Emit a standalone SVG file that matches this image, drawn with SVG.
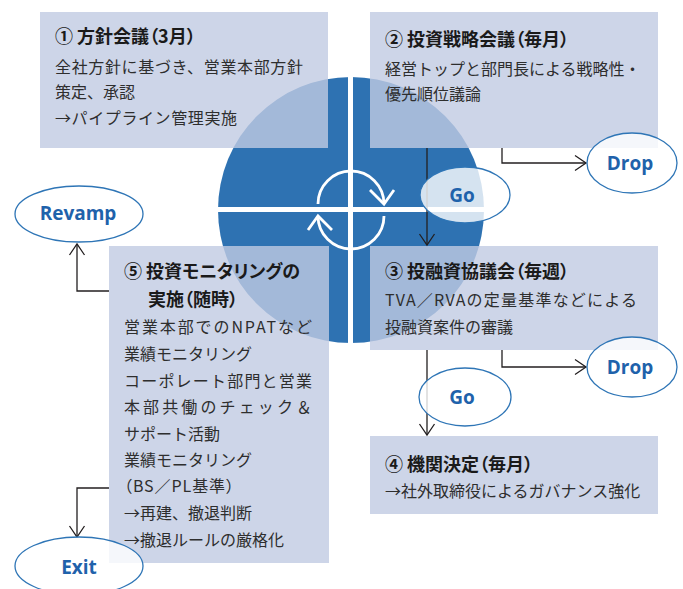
<svg xmlns="http://www.w3.org/2000/svg" width="683" height="589" viewBox="0 0 683 589">
<style>
.box{fill:rgb(193,203,226);fill-opacity:0.8}
.t{font-family:"Noto Sans CJK JP","Noto Sans",sans-serif;font-size:18px;font-weight:bold;fill:#1a1a1a;font-feature-settings:"palt"}
.b{font-family:"Noto Sans CJK JP","Noto Sans",sans-serif;font-size:16px;fill:#2e2e2e}
.p{font-feature-settings:"palt"}
.con{fill:none;stroke:#231f20;stroke-width:1.3}
.ov{fill:#ffffff;fill-opacity:0.8;stroke:#2e75b6;stroke-width:1.3}
.ol{font-family:"Open Sans","Noto Sans",sans-serif;font-size:19px;font-weight:bold;fill:#1f62ab;text-anchor:middle}
.wa{fill:none;stroke:#ffffff;stroke-width:2.8}
</style>
<defs>
<marker id="ah" markerUnits="userSpaceOnUse" markerWidth="14" markerHeight="18" viewBox="-12 -9 14 18" refX="0" refY="0" orient="auto">
<path d="M-11,-7.5 L0,0 L-11,7.5" fill="none" stroke="#231f20" stroke-width="1.3"/>
</marker>
</defs>
<rect width="683" height="589" fill="#ffffff"/>
<g id="cycle">
<circle cx="351" cy="210" r="133" fill="#2e72b2"/>
<line x1="350.5" y1="75" x2="350.5" y2="345" stroke="#ffffff" stroke-width="5"/>
<line x1="217" y1="209.5" x2="486" y2="209.5" stroke="#ffffff" stroke-width="5"/>
<path class="wa" d="M318,204 A33,33 0 0 1 384,204"/>
<path class="wa" d="M370,190 L384,204 L394,190"/>
<path class="wa" d="M384,216 A33,33 0 0 1 318,216"/>
<path class="wa" d="M332,230 L318,216 L308,230"/>
</g>
<g id="node1">
<rect class="box" x="40" y="12" width="288" height="136"/>
<text class="t" x="55" y="43">① 方針会議（3月）</text>
<text class="b" x="55" y="73" textLength="248">全社方針に基づき、営業本部方針</text>
<text class="b" x="55" y="98">策定、承認</text>
<text class="b" x="55" y="124" textLength="182">→パイプライン管理実施</text>
</g>
<g id="node2">
<rect class="box" x="370" y="12" width="288" height="136"/>
<text class="t" x="385" y="46">② 投資戦略会議（毎月）</text>
<text class="b" x="385" y="75">経営トップと部門長による戦略性・</text>
<text class="b" x="385" y="100">優先順位議論</text>
</g>
<g id="node3">
<rect class="box" x="370" y="246" width="288" height="104"/>
<text class="t" x="385" y="278">③ 投融資協議会（毎週）</text>
<text class="b" x="385" y="306" textLength="252">TVA／RVAの定量基準などによる</text>
<text class="b" x="385" y="333">投融資案件の審議</text>
</g>
<g id="node4">
<rect class="box" x="370" y="436" width="288" height="78"/>
<text class="t" x="385" y="471">④ 機関決定（毎月）</text>
<text class="b" x="385" y="497">→社外取締役によるガバナンス強化</text>
</g>
<g id="node5">
<rect class="box" x="109" y="246" width="220" height="317"/>
<text class="t" x="124" y="278">⑤ 投資モニタリングの</text>
<text class="t" x="148" y="306">実施（随時）</text>
<text class="b" x="124" y="333" textLength="188">営業本部でのNPATなど</text>
<text class="b" x="124" y="360">業績モニタリング</text>
<text class="b" x="124" y="387" textLength="188">コーポレート部門と営業</text>
<text class="b" x="124" y="413" textLength="188">本部共働のチェック＆</text>
<text class="b" x="124" y="440">サポート活動</text>
<text class="b" x="124" y="466">業績モニタリング</text>
<text class="b p" x="124" y="492" textLength="110">（BS／PL基準）</text>
<text class="b" x="124" y="519">→再建、撤退判断</text>
<text class="b" x="124" y="546">→撤退ルールの厳格化</text>
</g>
<g id="connectors">
<path class="con" d="M502,148 V163 H586" marker-end="url(#ah)"/>
<path class="con" d="M427,148 V245" marker-end="url(#ah)"/>
<path class="con" d="M502,350 V367 H586" marker-end="url(#ah)"/>
<path class="con" d="M427,350 V435" marker-end="url(#ah)"/>
<path class="con" d="M109,291 H77 V244" marker-end="url(#ah)"/>
<path class="con" d="M109,488 H77 V537" marker-end="url(#ah)"/>
</g>
<g id="drop1">
<ellipse class="ov" cx="632" cy="163" rx="45" ry="30"/>
<text class="ol" x="630" y="170">Drop</text>
</g>
<g id="go1">
<ellipse class="ov" cx="465" cy="195" rx="45" ry="28"/>
<text class="ol" x="462" y="202">Go</text>
</g>
<g id="drop2">
<ellipse class="ov" cx="632" cy="367" rx="45" ry="30"/>
<text class="ol" x="630" y="374">Drop</text>
</g>
<g id="go2">
<ellipse class="ov" cx="465" cy="397" rx="46" ry="29"/>
<text class="ol" x="462" y="404">Go</text>
</g>
<g id="revamp">
<ellipse class="ov" cx="79" cy="214" rx="64" ry="28"/>
<text class="ol" x="78" y="220">Revamp</text>
</g>
<g id="exit">
<ellipse class="ov" cx="79" cy="566" rx="64" ry="29"/>
<text class="ol" x="79" y="574">Exit</text>
</g>
</svg>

□ □ □ □ □ □ □

* _PROBLEM REQUIREMENTS_
Repeat the data exactly, without the pictures.

* _TASK RESULT_
Emit a standalone SVG file that matches this image, drawn with SVG.
<svg xmlns="http://www.w3.org/2000/svg" width="683" height="589" viewBox="0 0 683 589">
<style>
.box{fill:rgb(193,203,226);fill-opacity:0.8}
.t{font-family:"Noto Sans CJK JP","Noto Sans",sans-serif;font-size:18px;font-weight:bold;fill:#1a1a1a;font-feature-settings:"palt"}
.b{font-family:"Noto Sans CJK JP","Noto Sans",sans-serif;font-size:16px;fill:#2e2e2e}
.p{font-feature-settings:"palt"}
.con{fill:none;stroke:#231f20;stroke-width:1.3}
.ov{fill:#ffffff;fill-opacity:0.8;stroke:#2e75b6;stroke-width:1.3}
.ol{font-family:"Open Sans","Noto Sans",sans-serif;font-size:19px;font-weight:bold;fill:#1f62ab;text-anchor:middle}
.wa{fill:none;stroke:#ffffff;stroke-width:2.8}
</style>
<defs>
<marker id="ah" markerUnits="userSpaceOnUse" markerWidth="14" markerHeight="18" viewBox="-12 -9 14 18" refX="0" refY="0" orient="auto">
<path d="M-11,-7.5 L0,0 L-11,7.5" fill="none" stroke="#231f20" stroke-width="1.3"/>
</marker>
</defs>
<rect width="683" height="589" fill="#ffffff"/>
<g id="cycle">
<circle cx="351" cy="210" r="133" fill="#2e72b2"/>
<line x1="350.5" y1="75" x2="350.5" y2="345" stroke="#ffffff" stroke-width="5"/>
<line x1="217" y1="209.5" x2="486" y2="209.5" stroke="#ffffff" stroke-width="5"/>
<path class="wa" d="M318,204 A33,33 0 0 1 384,204"/>
<path class="wa" d="M370,190 L384,204 L394,190"/>
<path class="wa" d="M384,216 A33,33 0 0 1 318,216"/>
<path class="wa" d="M332,230 L318,216 L308,230"/>
</g>
<g id="node1">
<rect class="box" x="40" y="12" width="288" height="136"/>
<text class="t" x="55" y="43">① 方針会議（3月）</text>
<text class="b" x="55" y="73" textLength="248">全社方針に基づき、営業本部方針</text>
<text class="b" x="55" y="98">策定、承認</text>
<text class="b" x="55" y="124" textLength="182">→パイプライン管理実施</text>
</g>
<g id="node2">
<rect class="box" x="370" y="12" width="288" height="136"/>
<text class="t" x="385" y="46">② 投資戦略会議（毎月）</text>
<text class="b" x="385" y="75">経営トップと部門長による戦略性・</text>
<text class="b" x="385" y="100">優先順位議論</text>
</g>
<g id="node3">
<rect class="box" x="370" y="246" width="288" height="104"/>
<text class="t" x="385" y="278">③ 投融資協議会（毎週）</text>
<text class="b" x="385" y="306" textLength="252">TVA／RVAの定量基準などによる</text>
<text class="b" x="385" y="333">投融資案件の審議</text>
</g>
<g id="node4">
<rect class="box" x="370" y="436" width="288" height="78"/>
<text class="t" x="385" y="471">④ 機関決定（毎月）</text>
<text class="b" x="385" y="497">→社外取締役によるガバナンス強化</text>
</g>
<g id="node5">
<rect class="box" x="109" y="246" width="220" height="317"/>
<text class="t" x="124" y="278">⑤ 投資モニタリングの</text>
<text class="t" x="148" y="306">実施（随時）</text>
<text class="b" x="124" y="333" textLength="188">営業本部でのNPATなど</text>
<text class="b" x="124" y="360">業績モニタリング</text>
<text class="b" x="124" y="387" textLength="188">コーポレート部門と営業</text>
<text class="b" x="124" y="413" textLength="188">本部共働のチェック＆</text>
<text class="b" x="124" y="440">サポート活動</text>
<text class="b" x="124" y="466">業績モニタリング</text>
<text class="b p" x="124" y="492" textLength="110">（BS／PL基準）</text>
<text class="b" x="124" y="519">→再建、撤退判断</text>
<text class="b" x="124" y="546">→撤退ルールの厳格化</text>
</g>
<g id="connectors">
<path class="con" d="M502,148 V163 H586" marker-end="url(#ah)"/>
<path class="con" d="M427,148 V245" marker-end="url(#ah)"/>
<path class="con" d="M502,350 V367 H586" marker-end="url(#ah)"/>
<path class="con" d="M427,350 V435" marker-end="url(#ah)"/>
<path class="con" d="M109,291 H77 V244" marker-end="url(#ah)"/>
<path class="con" d="M109,488 H77 V537" marker-end="url(#ah)"/>
</g>
<g id="drop1">
<ellipse class="ov" cx="632" cy="163" rx="45" ry="30"/>
<text class="ol" x="630" y="170">Drop</text>
</g>
<g id="go1">
<ellipse class="ov" cx="465" cy="195" rx="45" ry="28"/>
<text class="ol" x="462" y="202">Go</text>
</g>
<g id="drop2">
<ellipse class="ov" cx="632" cy="367" rx="45" ry="30"/>
<text class="ol" x="630" y="374">Drop</text>
</g>
<g id="go2">
<ellipse class="ov" cx="465" cy="397" rx="46" ry="29"/>
<text class="ol" x="462" y="404">Go</text>
</g>
<g id="revamp">
<ellipse class="ov" cx="79" cy="214" rx="64" ry="28"/>
<text class="ol" x="78" y="220">Revamp</text>
</g>
<g id="exit">
<ellipse class="ov" cx="79" cy="566" rx="64" ry="29"/>
<text class="ol" x="79" y="574">Exit</text>
</g>
</svg>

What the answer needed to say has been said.